Notice the sentence “you will enqueue an NDRange using K1 on D1”. What that means is that when you call clEnqueueNDRange() you will pass it K1 and a command queue created from D1.

It’s important to distinguish between kernel objects (containers of function arguments), kernel functions (the actual function that is executed in the device) and NDRanges, that describe the amount of workload that will be executed and on what device it will be executed.

sorry for not being so careful reading your comments. Now I seem to get it. I modified the code and create multiple kernel objects for each device,setting arguments separately and pass it to clEnqueueNDRange. My first test went smoothly, except some compiling issues with NVIDIA drivers (I somehow got around by tweaking the cl code a bit).

Comparing with the structure you recommended, I found one difference: I moved all clCreateBuffer() calls outside of the device loop, as it is only associated with the context. Is this ok? will these buffers get messed up when I feed them to different kernel objects?

also, I saw your comments on memory transfer between multiple devices, can you explain this a bit more? or point me to the resources to explain what might be happening? thanks

Comparing with the structure you recommended, I found one difference: I moved all clCreateBuffer() calls outside of the device loop, as it is only associated with the context. Is this ok? will these buffers get messed up when I feed them to different kernel objects?

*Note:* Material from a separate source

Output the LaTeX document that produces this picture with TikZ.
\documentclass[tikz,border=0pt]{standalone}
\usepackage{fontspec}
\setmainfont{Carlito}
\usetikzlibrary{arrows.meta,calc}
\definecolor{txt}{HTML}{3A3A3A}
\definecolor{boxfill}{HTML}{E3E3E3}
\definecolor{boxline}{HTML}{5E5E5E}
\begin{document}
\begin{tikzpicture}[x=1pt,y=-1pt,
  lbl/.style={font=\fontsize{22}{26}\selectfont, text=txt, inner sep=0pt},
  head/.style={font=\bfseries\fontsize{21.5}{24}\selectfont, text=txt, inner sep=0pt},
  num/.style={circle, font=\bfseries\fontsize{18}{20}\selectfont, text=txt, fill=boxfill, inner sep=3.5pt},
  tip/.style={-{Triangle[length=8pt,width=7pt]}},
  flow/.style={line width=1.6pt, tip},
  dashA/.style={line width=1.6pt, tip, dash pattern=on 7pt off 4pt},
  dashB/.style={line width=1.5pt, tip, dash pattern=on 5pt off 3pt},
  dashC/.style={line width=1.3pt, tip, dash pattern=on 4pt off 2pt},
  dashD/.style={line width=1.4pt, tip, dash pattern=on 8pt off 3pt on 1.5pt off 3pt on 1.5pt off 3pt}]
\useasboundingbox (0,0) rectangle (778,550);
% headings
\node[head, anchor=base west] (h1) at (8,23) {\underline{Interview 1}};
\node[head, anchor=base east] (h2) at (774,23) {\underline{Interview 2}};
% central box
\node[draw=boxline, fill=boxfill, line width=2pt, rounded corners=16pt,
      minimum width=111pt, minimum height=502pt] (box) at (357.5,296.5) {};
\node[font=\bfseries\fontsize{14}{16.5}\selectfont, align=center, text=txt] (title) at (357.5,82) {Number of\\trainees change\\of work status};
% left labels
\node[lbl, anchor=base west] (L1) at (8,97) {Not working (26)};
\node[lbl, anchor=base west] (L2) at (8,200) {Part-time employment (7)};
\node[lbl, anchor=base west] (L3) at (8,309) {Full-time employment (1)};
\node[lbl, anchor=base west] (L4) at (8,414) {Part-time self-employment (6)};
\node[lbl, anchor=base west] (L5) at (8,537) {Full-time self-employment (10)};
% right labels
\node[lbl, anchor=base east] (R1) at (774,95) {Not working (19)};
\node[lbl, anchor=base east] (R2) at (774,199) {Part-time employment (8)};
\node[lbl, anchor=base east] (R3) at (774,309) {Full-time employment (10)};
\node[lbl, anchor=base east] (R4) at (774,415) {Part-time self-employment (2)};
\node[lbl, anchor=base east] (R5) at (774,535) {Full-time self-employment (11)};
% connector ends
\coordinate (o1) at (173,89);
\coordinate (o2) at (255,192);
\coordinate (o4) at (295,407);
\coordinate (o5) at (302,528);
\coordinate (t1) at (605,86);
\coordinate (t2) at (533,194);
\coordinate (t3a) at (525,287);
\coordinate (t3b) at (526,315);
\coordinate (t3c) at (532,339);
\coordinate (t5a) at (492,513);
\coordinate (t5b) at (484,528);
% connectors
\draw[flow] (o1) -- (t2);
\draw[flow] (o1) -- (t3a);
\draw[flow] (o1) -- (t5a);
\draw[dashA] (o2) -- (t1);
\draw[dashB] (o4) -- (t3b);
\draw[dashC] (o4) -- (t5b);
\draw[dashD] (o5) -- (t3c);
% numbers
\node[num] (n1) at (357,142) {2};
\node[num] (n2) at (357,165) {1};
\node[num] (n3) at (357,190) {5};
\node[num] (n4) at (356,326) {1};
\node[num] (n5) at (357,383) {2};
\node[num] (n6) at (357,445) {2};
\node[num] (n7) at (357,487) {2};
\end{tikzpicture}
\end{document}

The problem you have if you declare buffers outside of the device loop is that if any of the devices attempts to write to a buffer while other devices are reading or writing to it, the results will be undefined. If all devices are reading from the same buffers that’s okay.

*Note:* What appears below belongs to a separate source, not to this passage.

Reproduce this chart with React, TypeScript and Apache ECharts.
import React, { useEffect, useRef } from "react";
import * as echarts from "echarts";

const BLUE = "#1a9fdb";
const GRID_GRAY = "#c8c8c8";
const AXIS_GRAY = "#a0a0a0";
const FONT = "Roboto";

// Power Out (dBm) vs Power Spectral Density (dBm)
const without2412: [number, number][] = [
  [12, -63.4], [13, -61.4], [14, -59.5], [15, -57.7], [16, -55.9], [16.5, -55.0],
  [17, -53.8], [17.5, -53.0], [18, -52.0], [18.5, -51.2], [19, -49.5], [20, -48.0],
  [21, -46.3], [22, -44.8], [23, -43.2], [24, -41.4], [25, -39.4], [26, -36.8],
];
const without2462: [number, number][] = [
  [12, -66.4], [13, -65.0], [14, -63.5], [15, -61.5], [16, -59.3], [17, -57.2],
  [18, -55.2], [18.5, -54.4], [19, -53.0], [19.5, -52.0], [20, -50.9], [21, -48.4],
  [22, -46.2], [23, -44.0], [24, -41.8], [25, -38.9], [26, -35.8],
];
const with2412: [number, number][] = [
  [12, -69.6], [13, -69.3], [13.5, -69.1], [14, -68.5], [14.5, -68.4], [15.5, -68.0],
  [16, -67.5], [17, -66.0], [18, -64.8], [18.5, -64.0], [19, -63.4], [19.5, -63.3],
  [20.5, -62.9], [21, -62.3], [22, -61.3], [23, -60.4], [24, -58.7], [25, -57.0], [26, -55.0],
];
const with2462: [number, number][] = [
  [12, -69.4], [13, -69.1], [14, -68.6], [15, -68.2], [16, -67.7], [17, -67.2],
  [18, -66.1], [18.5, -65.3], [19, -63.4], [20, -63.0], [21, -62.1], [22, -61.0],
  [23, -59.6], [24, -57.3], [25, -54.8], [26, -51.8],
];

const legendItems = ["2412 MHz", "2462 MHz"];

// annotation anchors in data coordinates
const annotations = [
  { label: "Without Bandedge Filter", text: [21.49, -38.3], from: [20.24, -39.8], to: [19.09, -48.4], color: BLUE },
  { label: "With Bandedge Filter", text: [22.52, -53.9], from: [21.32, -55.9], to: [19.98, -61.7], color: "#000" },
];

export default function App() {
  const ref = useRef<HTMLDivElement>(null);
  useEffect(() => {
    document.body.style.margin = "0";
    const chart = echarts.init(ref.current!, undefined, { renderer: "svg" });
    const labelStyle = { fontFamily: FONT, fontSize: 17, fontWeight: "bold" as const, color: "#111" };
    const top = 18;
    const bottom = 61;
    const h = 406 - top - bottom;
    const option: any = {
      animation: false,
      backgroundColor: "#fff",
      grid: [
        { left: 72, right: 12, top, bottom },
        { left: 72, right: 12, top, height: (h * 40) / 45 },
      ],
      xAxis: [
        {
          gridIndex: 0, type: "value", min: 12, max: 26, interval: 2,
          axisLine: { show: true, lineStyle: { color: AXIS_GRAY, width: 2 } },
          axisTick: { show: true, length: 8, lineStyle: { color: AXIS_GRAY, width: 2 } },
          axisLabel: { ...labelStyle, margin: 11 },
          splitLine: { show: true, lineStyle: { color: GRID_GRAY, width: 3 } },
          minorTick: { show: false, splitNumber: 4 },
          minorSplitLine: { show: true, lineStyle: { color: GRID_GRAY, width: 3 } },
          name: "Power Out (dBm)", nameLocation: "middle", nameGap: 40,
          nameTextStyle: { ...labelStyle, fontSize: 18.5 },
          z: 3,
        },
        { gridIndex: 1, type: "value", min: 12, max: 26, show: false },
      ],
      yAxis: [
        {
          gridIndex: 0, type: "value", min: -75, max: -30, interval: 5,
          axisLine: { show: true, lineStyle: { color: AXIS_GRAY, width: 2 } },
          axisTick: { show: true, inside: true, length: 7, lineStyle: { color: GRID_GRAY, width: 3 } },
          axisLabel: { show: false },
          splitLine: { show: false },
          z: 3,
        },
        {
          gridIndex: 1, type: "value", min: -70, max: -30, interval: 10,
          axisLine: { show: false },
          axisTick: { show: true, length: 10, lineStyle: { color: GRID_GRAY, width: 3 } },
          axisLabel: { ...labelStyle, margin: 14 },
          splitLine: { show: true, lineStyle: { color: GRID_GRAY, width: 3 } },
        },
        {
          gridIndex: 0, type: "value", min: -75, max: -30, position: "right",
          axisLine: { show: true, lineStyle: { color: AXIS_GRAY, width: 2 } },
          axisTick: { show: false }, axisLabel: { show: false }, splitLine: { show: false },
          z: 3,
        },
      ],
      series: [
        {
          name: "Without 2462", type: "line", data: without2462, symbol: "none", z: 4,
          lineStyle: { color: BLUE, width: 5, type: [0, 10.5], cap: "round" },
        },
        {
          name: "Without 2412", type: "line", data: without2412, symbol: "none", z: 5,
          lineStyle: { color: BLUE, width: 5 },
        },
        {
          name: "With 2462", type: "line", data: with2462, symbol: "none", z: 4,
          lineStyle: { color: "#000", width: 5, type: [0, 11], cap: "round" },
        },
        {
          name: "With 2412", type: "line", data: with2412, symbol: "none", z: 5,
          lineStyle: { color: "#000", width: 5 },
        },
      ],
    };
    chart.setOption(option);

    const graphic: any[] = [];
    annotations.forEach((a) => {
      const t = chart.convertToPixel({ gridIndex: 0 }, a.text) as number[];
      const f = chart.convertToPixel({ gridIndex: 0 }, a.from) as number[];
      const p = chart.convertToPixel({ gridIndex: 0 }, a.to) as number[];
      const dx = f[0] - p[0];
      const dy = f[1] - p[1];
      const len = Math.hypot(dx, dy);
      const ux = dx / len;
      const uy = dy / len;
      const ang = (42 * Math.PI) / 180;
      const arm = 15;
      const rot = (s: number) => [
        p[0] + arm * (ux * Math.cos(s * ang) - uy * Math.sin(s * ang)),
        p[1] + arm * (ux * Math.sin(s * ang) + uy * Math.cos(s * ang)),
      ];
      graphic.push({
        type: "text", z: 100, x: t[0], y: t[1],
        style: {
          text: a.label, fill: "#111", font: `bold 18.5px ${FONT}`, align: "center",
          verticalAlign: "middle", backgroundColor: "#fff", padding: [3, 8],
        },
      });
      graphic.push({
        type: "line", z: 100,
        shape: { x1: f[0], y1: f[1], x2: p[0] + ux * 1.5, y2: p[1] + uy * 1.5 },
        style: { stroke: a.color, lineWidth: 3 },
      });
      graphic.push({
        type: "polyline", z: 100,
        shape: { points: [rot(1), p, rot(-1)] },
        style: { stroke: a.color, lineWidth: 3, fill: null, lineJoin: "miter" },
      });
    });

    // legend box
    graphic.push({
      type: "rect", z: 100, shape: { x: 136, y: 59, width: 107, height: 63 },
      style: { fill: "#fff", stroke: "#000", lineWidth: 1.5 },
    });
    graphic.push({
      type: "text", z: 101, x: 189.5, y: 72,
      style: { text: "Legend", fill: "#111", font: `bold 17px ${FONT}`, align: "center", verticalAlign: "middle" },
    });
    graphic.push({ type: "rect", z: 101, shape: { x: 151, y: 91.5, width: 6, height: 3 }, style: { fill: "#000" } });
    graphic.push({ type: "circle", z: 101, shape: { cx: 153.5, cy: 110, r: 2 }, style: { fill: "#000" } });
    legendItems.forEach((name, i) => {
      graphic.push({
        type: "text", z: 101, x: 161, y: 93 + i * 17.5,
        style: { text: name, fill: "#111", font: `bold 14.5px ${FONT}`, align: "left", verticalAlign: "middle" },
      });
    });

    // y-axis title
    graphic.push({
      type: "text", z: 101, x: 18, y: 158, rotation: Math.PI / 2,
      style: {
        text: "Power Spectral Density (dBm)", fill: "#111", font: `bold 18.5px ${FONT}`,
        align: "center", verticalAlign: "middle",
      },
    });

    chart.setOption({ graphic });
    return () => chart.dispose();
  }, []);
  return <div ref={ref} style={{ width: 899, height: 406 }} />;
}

That’s why I recommended the simple approach where each device has its own buffer objects.

I saw your comments on memory transfer between multiple devices, can you explain this a bit more?

It’s pretty simple, actually. Let’s say you have a context with two different devices, and let’s say that these devices have physically separate memory, like for example a discrete PCI-Express GPU and a CPU. According to OpenCL, buffers are shared among all the devices in the context, right? However, these devices have physically separate memory, so they can’t actually share buffer objects.

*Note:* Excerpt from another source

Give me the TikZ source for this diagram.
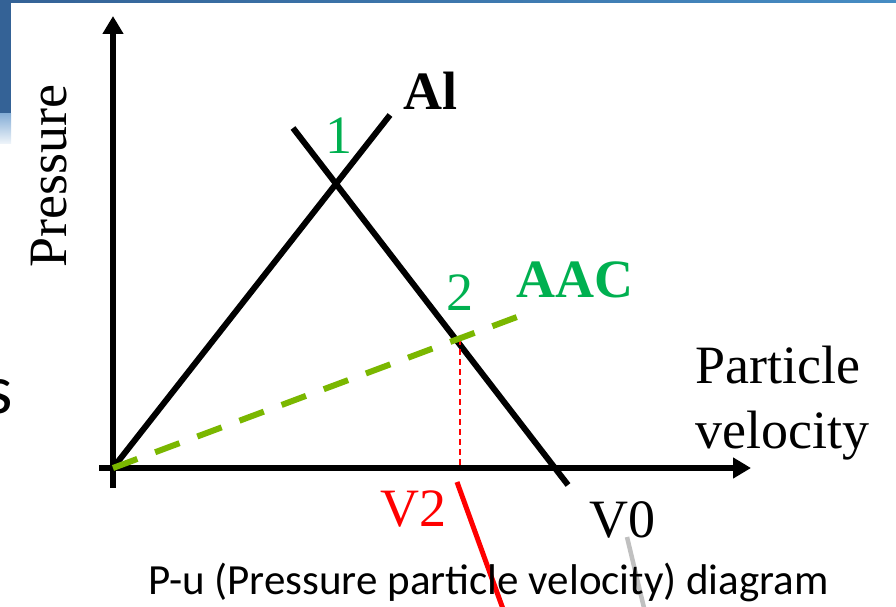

What’s going on then? The driver will detect when a device needs to access a buffer and it will transfer it to that device. If later a different device needs to access the same buffer, the driver will transfer it to this second device. The application doesn’t need to do anything: from the application’s point of view buffer objects exist in global memory and all devices access that same global memory.

Notice that there are platforms like cell phones where all devices share the same physical memory so these memory transfers are unnecessary.

thank you so much David! that is really helpful.
I followed your advice, and created buffers for all devices, now the code works beautifully!

Just want to make sure, I leave the read-only (including __constant) variables outside of the loop, as you pointed out, they will be sent to the device per request, thus does not seem to introduce additional overhead.

I also have a __local variable, I call clSetKernelArg() per device to set the buffer length for each device. Is this the right way to do it?

thanks again.

I call clSetKernelArg() per device to set the buffer length for each device. Is this the right way to do it?

Yes :slight_smile: It looks like you have it all figured out already :slight_smile: Congrats!